In a 6-3 decision, the court said that promotions urging people to eat beef funded by a mandatory $1 a head tax on all cattle sold or imported into the United States was “governmental speech” exempt from First Amendment scrutiny.
The case was brought by several groups of cattlemen who objected to the $1 mandatory assessment and the advertising campaign best known for its slogan “Beef. It’s What’s for Dinner.” The cattlemen objected because the advertising was generic and did not distinguish between American ranchers’ grain-fed beef from grass-fed beef in imports. Both the trial court and the appellate courts declared the Beef Promotion and Research Act of 1985 unconstitutional because it required those objecting to contribute funds to speech to which they disagreed.
Justice Scalia, writing for the majority, found that the advertising campaign was authorized under the act passed by Congress that also set the $1 per head fee to pay for the advertising and other promotions of beef. Because of this congressional action, he determined that the advertisements were governmental speech. As a result, the cattlemen who opposed the campaign had no choice but to fund it since citizens “have no First Amendment right not to fund government speech.”
In a dissenting opinion, Justice Souter noted that the advertisements did not attribute the campaign to the government but rather to the “American Beef Producers” so that anyone hearing the advertising would not know that the government was behind it. “Why would a person reading a beef ad think Uncle Sam was trying to make him eat more steak?

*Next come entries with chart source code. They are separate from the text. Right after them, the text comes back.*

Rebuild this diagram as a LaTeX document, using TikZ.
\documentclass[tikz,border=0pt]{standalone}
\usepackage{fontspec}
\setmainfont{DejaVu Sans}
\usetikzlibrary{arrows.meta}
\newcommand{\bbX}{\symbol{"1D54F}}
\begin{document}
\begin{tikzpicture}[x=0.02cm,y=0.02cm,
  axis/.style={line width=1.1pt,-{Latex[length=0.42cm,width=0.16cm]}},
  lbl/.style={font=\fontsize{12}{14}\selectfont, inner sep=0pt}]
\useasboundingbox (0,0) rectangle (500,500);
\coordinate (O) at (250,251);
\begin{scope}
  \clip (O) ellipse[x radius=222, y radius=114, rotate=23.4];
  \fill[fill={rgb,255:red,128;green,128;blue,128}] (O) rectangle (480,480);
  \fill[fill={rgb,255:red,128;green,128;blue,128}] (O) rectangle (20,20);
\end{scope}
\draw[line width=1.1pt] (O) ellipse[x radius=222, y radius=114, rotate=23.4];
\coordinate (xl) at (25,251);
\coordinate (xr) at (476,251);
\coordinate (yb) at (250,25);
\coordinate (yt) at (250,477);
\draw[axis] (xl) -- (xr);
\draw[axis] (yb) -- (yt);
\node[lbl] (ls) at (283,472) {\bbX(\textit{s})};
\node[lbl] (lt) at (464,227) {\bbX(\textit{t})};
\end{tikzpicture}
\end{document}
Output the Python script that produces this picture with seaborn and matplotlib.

Given the circumstances, it is hard to see why anyone would suspect the Government was behind the message unless the message came out and said so.” Because of the failure to make the government accountable for the message, Justice Souter agreed with the Appellate Court that the Beef Act was unconstitutional. He said the speech could not be considered governmental speech unless the government “put that speech forward as its own.”
Johanns, Secretary of Agriculture et al. v. Livestock Marketing Association et al., No. 03-1164 (May 23, 2005).